Many “strong” children learn early to hold themselves together because they sense emotional fragility, stress, or unavailability in the adults around them. They become perceptive, responsible, and self-reliant, often praised for being mature beyond their years. From the outside, they look capable and composed. Inside, they are still children carrying emotional weight without adequate space to put it down. Their strength is often less about resilience and more about adaptation, learning early that love and approval feel safer when they don’t need too much.

Adults often struggle with children’s tears because tears trigger discomfort. A crying child can awaken our own unresolved emotions, memories of being told to stop crying, or fears that we are failing as parents. Sitting with distress feels helpless, and so we rush to fix it. We distract, minimise, or offer quick solutions. Phrases like “It’s not a big deal,” or “You’ll be fine,” are often said to soothe, but they can unintentionally dismiss a child’s experience. What children need in moments of emotional intensity is not problem-solving, but presence.

When an adult can remain calm and emotionally available during a child’s tears, the child learns that emotions are safe, temporary, and survivable. This is how emotional regulation is developed. It is not taught through lectures or logic, but through repeated experiences of being supported while overwhelmed.

Crying also plays an important physical role. Emotional tears help release stress hormones and activate the part of the nervous system responsible for calming the body. When children are repeatedly discouraged from crying, the emotional energy does not disappear, it stays stored in the body. Over time, this can show up as anxiety, irritability, anger outbursts, sleep disturbances, headaches, or unexplained physical complaints. The child may appear strong on the surface, but internally, they are carrying unprocessed stress.

Cultural expectations further complicate this process. Boys are often taught to equate strength with toughness and emotional restraint, while girls may be allowed to cry but are criticised for being “too emotional.” In both cases, children learn to distrust their emotional expression, shaping adults who either struggle to name their feelings or feel guilty for having them.

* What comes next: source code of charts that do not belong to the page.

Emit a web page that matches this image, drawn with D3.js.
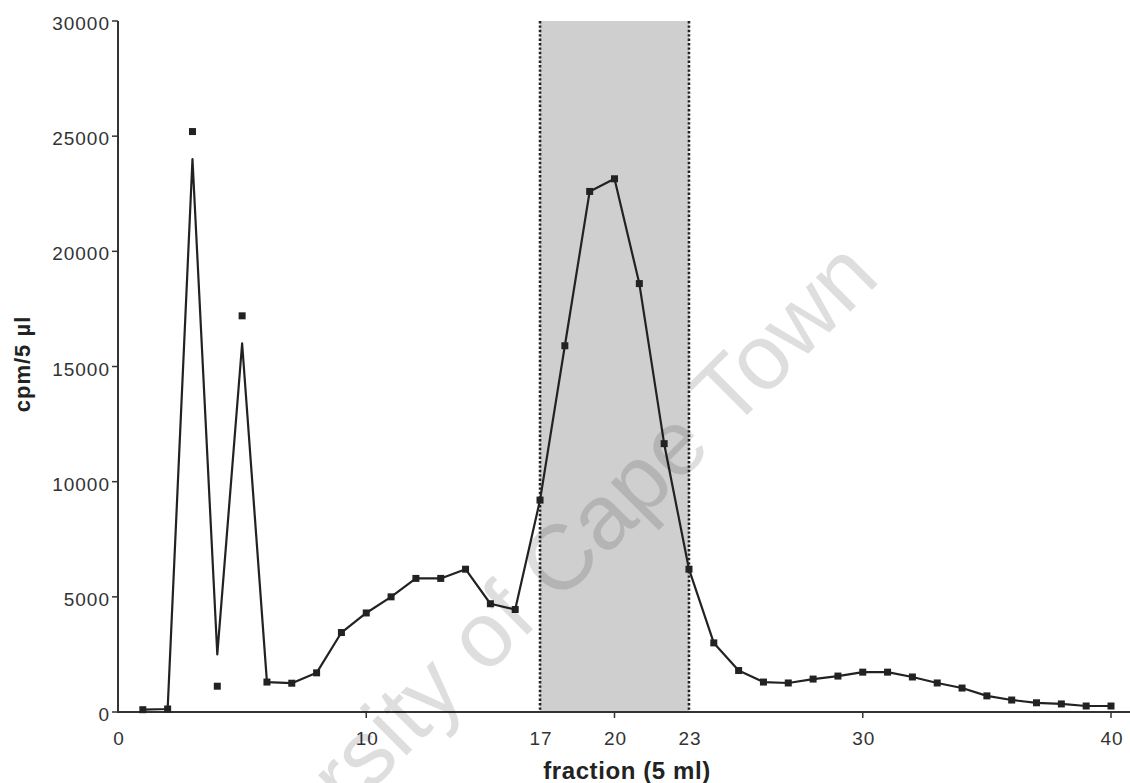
<!DOCTYPE html>
<html lang="en">
<head>
    <meta charset="UTF-8">
    <title>cpm per fraction</title>
    <style>
        body {
            margin: 0;
            background: #fff;
            font-family: 'Liberation Sans', Arial, Helvetica, sans-serif;
        }
        svg {
            display: block;
        }
        .tick-label {
            font-size: 19px;
            fill: #333;
            letter-spacing: 1px;
        }
        .axis-title {
            font-weight: 700;
            fill: #222;
        }
    </style>
</head>
<body>
    <svg width="1130" height="783"></svg>
    <script src="https://d3js.org/d3.v7.min.js"></script>
    <script>
        // Fractions 1..40 and the counts
        const fractions = d3.range(1, 41);
        const lineValues = [
            100, 130, 24000, 2500, 16000, 1300, 1250, 1700, 3450, 4300,
            5000, 5800, 5800, 6200, 4700, 4450, 9200, 15900, 22600, 23150,
            18600, 11650, 6200, 3000, 1800, 1300, 1260, 1430, 1560, 1730,
            1730, 1520, 1260, 1040, 700, 520, 400, 350, 260, 260
        ];
        // the plotted squares sit off the line at fractions 3-5
        const markerValues = [
            100, 130, 25200, 1120, 17200, 1300, 1250, 1700, 3450, 4300,
            5000, 5800, 5800, 6200, 4700, 4450, 9200, 15900, 22600, 23150,
            18600, 11650, 6200, 3000, 1800, 1300, 1260, 1430, 1560, 1730,
            1730, 1520, 1260, 1040, 700, 520, 400, 350, 260, 260
        ];
        const yTicks = [0, 5000, 10000, 15000, 20000, 25000, 30000];
        const xTicks = [0, 10, 17, 20, 23, 30, 40];
        const pooled = [17, 23];

        const svg = d3.select("svg");

        const x = d3.scaleLinear().domain([0, 40]).range([118, 1111]);
        const y = d3.scaleLinear().domain([0, 30000]).range([712, 21]);

        // shaded pooled fractions
        svg.append("rect")
            .attr("x", x(pooled[0]))
            .attr("y", y(30000))
            .attr("width", x(pooled[1]) - x(pooled[0]))
            .attr("height", y(0) - y(30000))
            .attr("fill", "#cfcfcf");

        svg.selectAll(".pool-edge")
            .data(pooled)
            .join("line")
            .attr("class", "pool-edge")
            .attr("x1", d => x(d)).attr("x2", d => x(d))
            .attr("y1", y(30000)).attr("y2", y(0))
            .attr("stroke", "#222")
            .attr("stroke-width", 2.6)
            .attr("stroke-dasharray", "2.4,2");

        // axes
        svg.append("line")
            .attr("x1", x(0)).attr("x2", 1130)
            .attr("y1", y(0)).attr("y2", y(0))
            .attr("stroke", "#333").attr("stroke-width", 2);
        svg.append("line")
            .attr("x1", x(0)).attr("x2", x(0))
            .attr("y1", y(30000)).attr("y2", y(0) + 1)
            .attr("stroke", "#333").attr("stroke-width", 2);

        svg.selectAll(".ytick")
            .data(yTicks)
            .join("line")
            .attr("class", "ytick")
            .attr("x1", x(0) - 6).attr("x2", x(0))
            .attr("y1", d => y(d)).attr("y2", d => y(d))
            .attr("stroke", "#333").attr("stroke-width", 1.5);

        svg.selectAll(".ylabel")
            .data(yTicks)
            .join("text")
            .attr("class", "ylabel tick-label")
            .attr("x", 110)
            .attr("y", d => y(d) + 4)
            .attr("text-anchor", "end")
            .attr("dominant-baseline", "middle")
            .text(d => d);

        svg.selectAll(".xtick")
            .data([10, 20, 30, 40])
            .join("line")
            .attr("class", "xtick")
            .attr("x1", d => x(d)).attr("x2", d => x(d))
            .attr("y1", y(0)).attr("y2", y(0) + 6)
            .attr("stroke", "#333").attr("stroke-width", 1.5);

        svg.selectAll(".xlabel")
            .data(xTicks)
            .join("text")
            .attr("class", "xlabel tick-label")
            .attr("x", d => x(d) + 1)
            .attr("y", 745)
            .attr("text-anchor", "middle")
            .text(d => d);

        // axis titles
        svg.append("text")
            .attr("class", "axis-title")
            .attr("x", 627)
            .attr("y", 779)
            .attr("text-anchor", "middle")
            .style("font-size", "24px")
            .style("letter-spacing", "0.6px")
            .text("fraction (5 ml)");

        svg.append("text")
            .attr("class", "axis-title")
            .attr("transform", "translate(30,364) rotate(-90)")
            .attr("text-anchor", "middle")
            .style("font-size", "22px")
            .style("letter-spacing", "1px")
            .text("cpm/5 \u00b5l");

        // data line and markers
        const lineData = fractions.map((f, i) => [f, lineValues[i]]);
        svg.append("path")
            .datum(lineData)
            .attr("fill", "none")
            .attr("stroke", "#222")
            .attr("stroke-width", 2.2)
            .attr("stroke-linejoin", "round")
            .attr("d", d3.line().x(d => x(d[0])).y(d => y(d[1])));

        svg.selectAll(".marker")
            .data(fractions.map((f, i) => [f, markerValues[i]]))
            .join("rect")
            .attr("class", "marker")
            .attr("x", d => x(d[0]) - 3.5)
            .attr("y", d => y(d[1]) - 3.5)
            .attr("width", 7).attr("height", 7)
            .attr("fill", "#222");

        // repository watermark
        svg.append("text")
            .attr("transform", "translate(882,280) rotate(-45)")
            .attr("text-anchor", "end")
            .style("font-size", "92px")
            .style("fill", "#000")
            .style("fill-opacity", 0.13)
            .text("University of Cape Town");
    </script>
</body>
</html>
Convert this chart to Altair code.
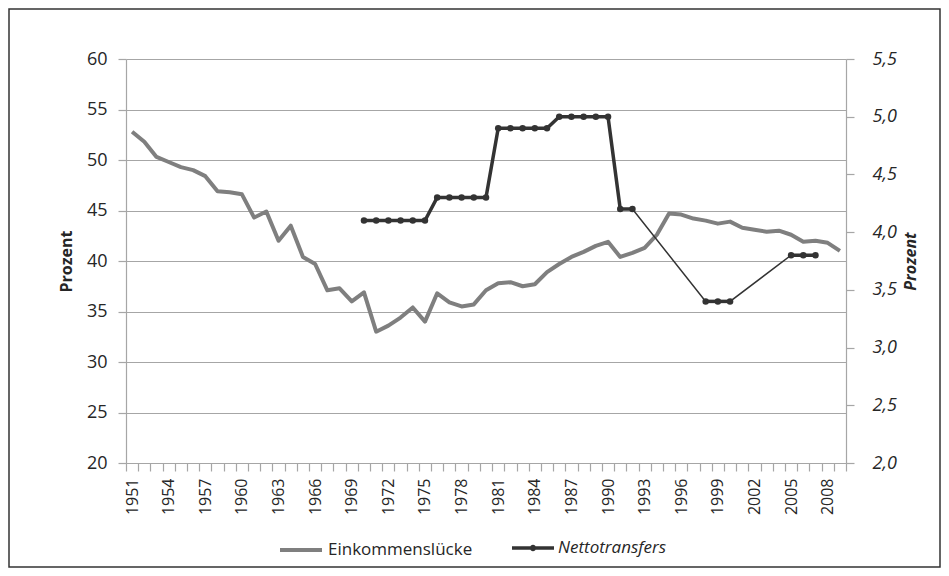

Allowing children to cry does not mean removing boundaries or shielding them from challenge. It means recognising that emotions and strength are not opposites. A child can cry and still learn responsibility, resilience, and problem-solving. Saying, “I know how tough this is for you. I’m here,” while holding limits, teaches children that emotions can coexist with structure. This balance is what creates true emotional strength.

Home should be the one place where children don’t have to perform resilience. The world will eventually demand toughness, comparison, and composure. School, peers, and society will teach children when to suppress emotions. Home should teach them the opposite: that they don’t lose love when they fall apart, that tears don’t make them weak, and that asking for comfort is not failure.

Children who are allowed to cry grow up with a healthier relationship to their inner world. They learn to recognise emotional signals instead of ignoring them. They are more likely to seek support, set boundaries, and recover from setbacks without shame. They understand that strength includes rest, expression, and connection.

Letting children cry does not make them fragile; it makes them flexible. Like a tree that bends instead of breaking, emotionally supported children learn how to move with life’s pressures rather than collapse under them. In a world that often asks children to grow up too fast, giving them permission to cry may be one of the most powerful ways we protect their emotional health and their humanity.